Approximately 0.06% of 1.3 million eWallets holders, and 788 transactions in the period of August 2022 to August 2023, have been impacted as a result of fraudulent activity.

That is 65 scams per month, or 2 scams per day.

This was said by First National Bank (FNB Namibia)’s Executive for Retail Banking Ms Nangula Kauluma.

Kauluma who spoke at a media conference yesterday in Windhoek said that as the outcry of concerns about eWallet fraud continues, FNB Namibia has expanded its efforts to further enhance customer knowledge and understanding of how fraudsters are manipulating a tightly secured environment, to illegally obtain access to their eWallets and the funds that are contained in them.

“The bank [FNB] remains seriously concerned about the way opportunistic criminals are exploiting customers in order to obtain critical information that enables them to subsequently employ their criminal scheme,” Kauluma said.

She further stated that the bank is working with law enforcement agencies to bring perpetrators to task and that some individuals in this regard have already been apprehended.

“It is important to note that the majority of our customers have not been impacted by these opportunistic fraudsters. Approximately 0.06% of 1.3m eWallets holders, and 788 transactions in the period of August 2022 to August 2023 have been impacted as a result of fraudulent activity.

“One of the key principles that the business is managed on, is to listen carefully and deeply to what customers say on an ongoing basis.

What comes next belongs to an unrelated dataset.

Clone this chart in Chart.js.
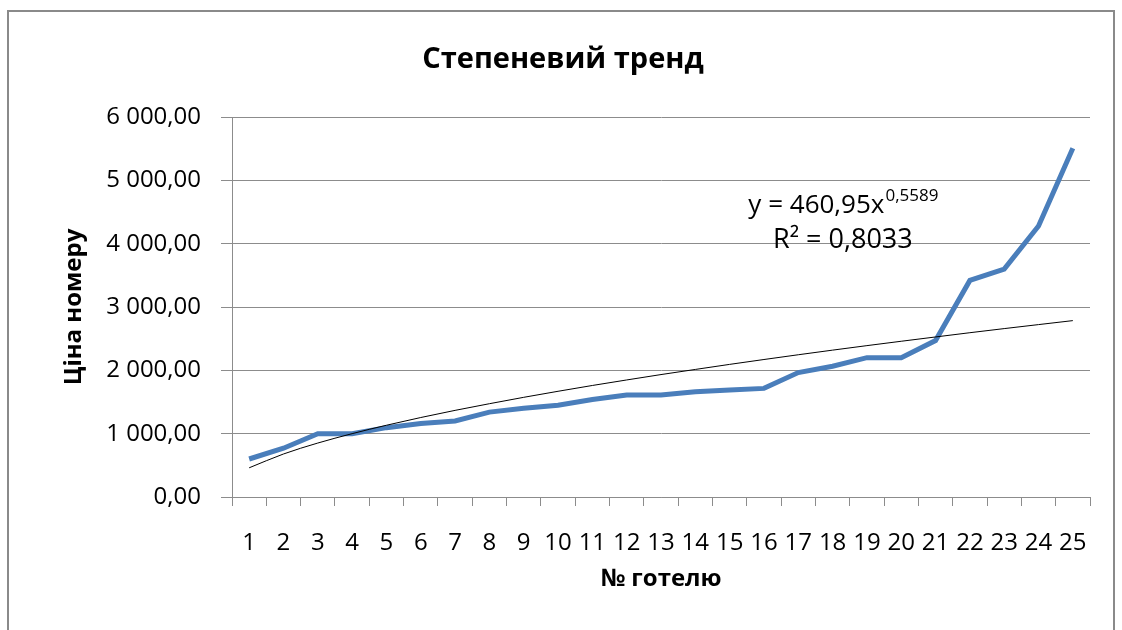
<!DOCTYPE html>
<html>
<head>
<meta charset="utf-8">
<script src="https://cdn.jsdelivr.net/npm/chart.js@4"></script>
<style>
  body { margin: 0; background: #fff; }
  #wrap { position: relative; width: 1122px; height: 630px; overflow: hidden; }
  #frame {
    position: absolute; left: 7px; top: 10px; width: 1108px; height: 640px;
    border: 2px solid #8a8a8a; box-sizing: border-box;
  }
  canvas { position: absolute; left: 0; top: 0; }
</style>
</head>
<body>
<div id="wrap">
  <div id="frame"></div>
  <canvas id="chart" width="1122" height="630"></canvas>
</div>
<script>
// Hotels 1..25
const hotels = ["1", "2", "3", "4", "5", "6", "7", "8", "9", "10", "11", "12", "13",
  "14", "15", "16", "17", "18", "19", "20", "21", "22", "23", "24", "25"];

// room prices
const prices = [600, 770, 1000, 1000, 1095, 1160, 1200, 1340, 1400, 1450, 1540, 1610, 1610,
  1660, 1690, 1715, 1965, 2065, 2200, 2200, 2470, 3420, 3600, 4280, 5505];

// power trendline values
const trend = [461, 679, 852, 1000, 1133, 1255, 1368, 1473, 1574, 1669, 1761, 1848, 1933,
  2014, 2094, 2171, 2246, 2319, 2390, 2459, 2527, 2594, 2659, 2722, 2785];

const yTicks = [0, 1000, 2000, 3000, 4000, 5000, 6000];
const eqText = "y = 460,95x";
const eqPower = "0,5589";
const r2Text = "R² = 0,8033";

const FONT = "'Open Sans', sans-serif";
const gridGray = "#8c8c8c";

function fmt(v) {
  // 6 000,00 style
  const s = Math.round(v).toString().replace(/\B(?=(\d{3})+(?!\d))/g, " ");
  return s + ",00";
}

// title + trendline equation
const annotations = {
  id: "annotations",
  afterDraw(chart) {
    const ctx = chart.ctx;
    const x = chart.scales.x;
    const y = chart.scales.y;
    ctx.save();
    ctx.fillStyle = "#000";
    ctx.textBaseline = "middle";
    ctx.textAlign = "center";
    ctx.font = "bold 29px " + FONT;
    ctx.fillText("Степеневий тренд", 563, 60);

    // equation label, anchored in data space
    const cx = x.getPixelForValue(17.3);
    const y1 = y.getPixelForValue(4600);
    const y2 = y.getPixelForValue(4060);
    ctx.font = "26px " + FONT;
    const w1 = ctx.measureText(eqText).width;
    ctx.font = "17px " + FONT;
    const w2 = ctx.measureText(eqPower).width;
    const left = cx - (w1 + w2) / 2;
    ctx.textAlign = "left";
    ctx.font = "26px " + FONT;
    ctx.fillText(eqText, left, y1);
    ctx.font = "17px " + FONT;
    ctx.fillText(eqPower, left + w1 + 1, y1 - 10);
    ctx.textAlign = "center";
    ctx.font = "27px " + FONT;
    ctx.fillText(r2Text, cx, y2);
    ctx.restore();
  }
};

const ctx = document.getElementById("chart").getContext("2d");
new Chart(ctx, {
  type: "line",
  data: {
    labels: hotels,
    datasets: [
      {
        label: "Ціна",
        data: prices,
        borderColor: "#4a7ebb",
        borderWidth: 5,
        pointRadius: 0,
        tension: 0,
        order: 2
      },
      {
        label: "Тренд",
        data: trend,
        borderColor: "#000",
        borderWidth: 1,
        pointRadius: 0,
        cubicInterpolationMode: "monotone",
        order: 1
      }
    ]
  },
  options: {
    responsive: false,
    animation: false,
    layout: { padding: { top: 117, right: 32, left: 0, bottom: 0 } },
    plugins: {
      legend: { display: false },
      tooltip: { enabled: false }
    },
    scales: {
      x: {
        offset: true,
        afterFit: (scale) => { scale.height = 133; },
        grid: {
          offset: true,
          drawOnChartArea: false,
          drawTicks: true,
          tickLength: 9,
          color: gridGray
        },
        border: { display: true, color: gridGray, width: 1 },
        ticks: {
          autoSkip: false,
          maxRotation: 0,
          minRotation: 0,
          color: "#000",
          padding: 23,
          font: { family: FONT, size: 24 }
        },
        title: {
          display: true,
          text: "№ готелю",
          color: "#000",
          padding: { top: 0, bottom: 36 },
          font: { family: FONT, size: 24, weight: "bold" }
        }
      },
      y: {
        min: 0,
        max: 6000,
        afterFit: (scale) => { scale.width = 232; },
        afterBuildTicks: (scale) => {
          scale.ticks = yTicks.map((v) => ({ value: v }));
        },
        grid: {
          color: gridGray,
          tickLength: 11,
          lineWidth: 1
        },
        border: { display: true, color: gridGray, width: 1 },
        ticks: {
          color: "#000",
          padding: 20,
          font: { family: FONT, size: 24 },
          callback: (v) => fmt(v)
        },
        title: {
          display: true,
          text: "Ціна номеру",
          color: "#000",
          padding: { top: 60, bottom: 0 },
          font: { family: FONT, size: 24, weight: "bold" }
        }
      }
    }
  },
  plugins: [annotations]
});
</script>
</body>
</html>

“We take every opportunity that customer feedback provides us to continuously improve our offerings, as well as increase and refine our communication, especially when it comes to keeping our customers and their money safe and secure,” Kauluma said.

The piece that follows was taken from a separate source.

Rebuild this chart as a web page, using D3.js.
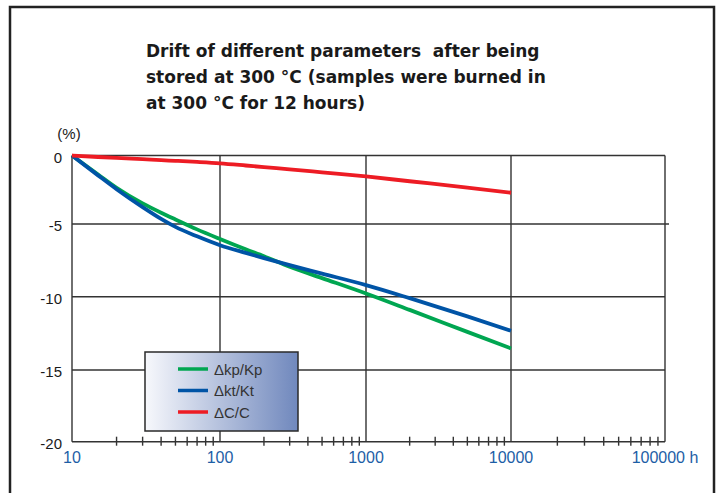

At the media conference, the bank took the opportunity to talk about the security measures present from the bank’s side, and what the responsibilities of customers are, in terms of safeguarding their passwords, OTPs and PINs, related to their banking accounts.

The bank stated that it is important to note that both OTPs (One Time Pin) and PINs (Personal Identification Number) are created from a randomized series of numbers that are automatically generated and not created in any manual way, ensuring that they cannot be compromised in their creation, nor passed on by any third party.

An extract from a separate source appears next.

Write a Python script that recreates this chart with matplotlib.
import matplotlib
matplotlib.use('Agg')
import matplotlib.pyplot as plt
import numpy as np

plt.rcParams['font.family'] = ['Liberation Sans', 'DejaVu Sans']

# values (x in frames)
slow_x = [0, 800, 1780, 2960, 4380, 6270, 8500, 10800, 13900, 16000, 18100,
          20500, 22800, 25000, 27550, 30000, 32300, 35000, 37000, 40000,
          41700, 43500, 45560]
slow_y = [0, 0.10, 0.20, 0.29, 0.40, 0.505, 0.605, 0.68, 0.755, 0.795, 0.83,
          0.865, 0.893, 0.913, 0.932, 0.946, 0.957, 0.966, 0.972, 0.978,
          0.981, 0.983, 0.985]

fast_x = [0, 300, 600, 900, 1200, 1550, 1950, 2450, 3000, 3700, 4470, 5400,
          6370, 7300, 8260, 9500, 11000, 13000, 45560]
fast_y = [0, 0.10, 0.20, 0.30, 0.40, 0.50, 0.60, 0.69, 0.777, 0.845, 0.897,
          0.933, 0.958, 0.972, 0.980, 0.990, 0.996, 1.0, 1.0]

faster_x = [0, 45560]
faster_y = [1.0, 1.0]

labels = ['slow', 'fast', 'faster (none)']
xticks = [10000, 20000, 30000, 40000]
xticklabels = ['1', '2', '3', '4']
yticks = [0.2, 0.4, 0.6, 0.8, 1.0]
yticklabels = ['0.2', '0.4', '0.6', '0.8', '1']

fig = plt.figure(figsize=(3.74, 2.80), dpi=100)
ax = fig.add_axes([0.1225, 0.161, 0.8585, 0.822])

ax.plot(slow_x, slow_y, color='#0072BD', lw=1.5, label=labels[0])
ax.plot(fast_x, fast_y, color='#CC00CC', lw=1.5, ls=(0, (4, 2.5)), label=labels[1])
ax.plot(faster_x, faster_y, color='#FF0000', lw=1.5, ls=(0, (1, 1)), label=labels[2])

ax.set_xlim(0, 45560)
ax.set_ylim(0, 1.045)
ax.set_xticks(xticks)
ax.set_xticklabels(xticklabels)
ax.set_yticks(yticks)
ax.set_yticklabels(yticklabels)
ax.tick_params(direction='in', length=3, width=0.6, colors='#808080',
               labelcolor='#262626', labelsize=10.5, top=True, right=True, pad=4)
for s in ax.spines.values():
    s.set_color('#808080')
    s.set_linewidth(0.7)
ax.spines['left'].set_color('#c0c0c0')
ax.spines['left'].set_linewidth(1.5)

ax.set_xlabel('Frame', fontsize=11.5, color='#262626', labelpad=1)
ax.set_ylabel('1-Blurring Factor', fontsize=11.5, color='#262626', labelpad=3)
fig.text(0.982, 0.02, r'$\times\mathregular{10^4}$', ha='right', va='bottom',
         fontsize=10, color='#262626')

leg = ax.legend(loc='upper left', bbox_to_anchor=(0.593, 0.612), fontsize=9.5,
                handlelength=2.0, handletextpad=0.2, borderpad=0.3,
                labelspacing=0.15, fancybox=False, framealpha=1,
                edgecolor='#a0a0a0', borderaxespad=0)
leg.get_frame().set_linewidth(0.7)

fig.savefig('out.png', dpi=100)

Yeoman Hamilton, Head of Transactional and Digital Banking at FNB, unpacked the differences between OTPs and PINs, as well as how the current eWallet fraud takes place:

“We must emphasise that when a customer is informed by the bank that their OTP was compromised, this is the 4 digit number that was shared previously sometime in the past, and not at the point that the eWallet is taken by the fraudster, using the 5 digit PIN generated at that point in time,” Yeoman Hamilton, Head of Transactional and Digital banking explained.

“Customers are urged to remain vigilant and fiercely protective of any personal information, including the 4 digit OTP (One Time Pin) to verify authenticity of a transaction as well as their subsequent 5 digit eWallet withdrawal PINs (Personal Identification Number) at all times, as in a moment of being tricked by a fraudster you may end up sharing your OTP or ‘facilitating’ access without realising it,” he continued.  He reminded everyone again that the bank will never ask you for and OTP or your PIN.

Kauluma emphasised that the controls and monitoring of all bank security mechanisms are upheld to the highest of regulatory requirements, as well as global standards.

“With all of these measures that the bank maintains, it is important to remind our customers that they too, play a role in maintaining their security further as the last line of defence. We continue to be relentless in collaborating with the various strategic partners and law enforcement authorities to bring these criminal fraudsters to task,” Kauluma said.

FNB, which is the bank for, mostly, the working class, has recently come under serious fire over the high incidence of fraudulent transactions through its system.

In August 2023 when Bank of Namibia Governor Mr Johannes !Gawaxab held engagements with stakeholders in Oshakati he said that the Bank of Namibia would take up the matter since the issue of scams through the FNB systems has been raised by several people at different occasions.

In the photo: Ms Nangula Kauluma of FNB.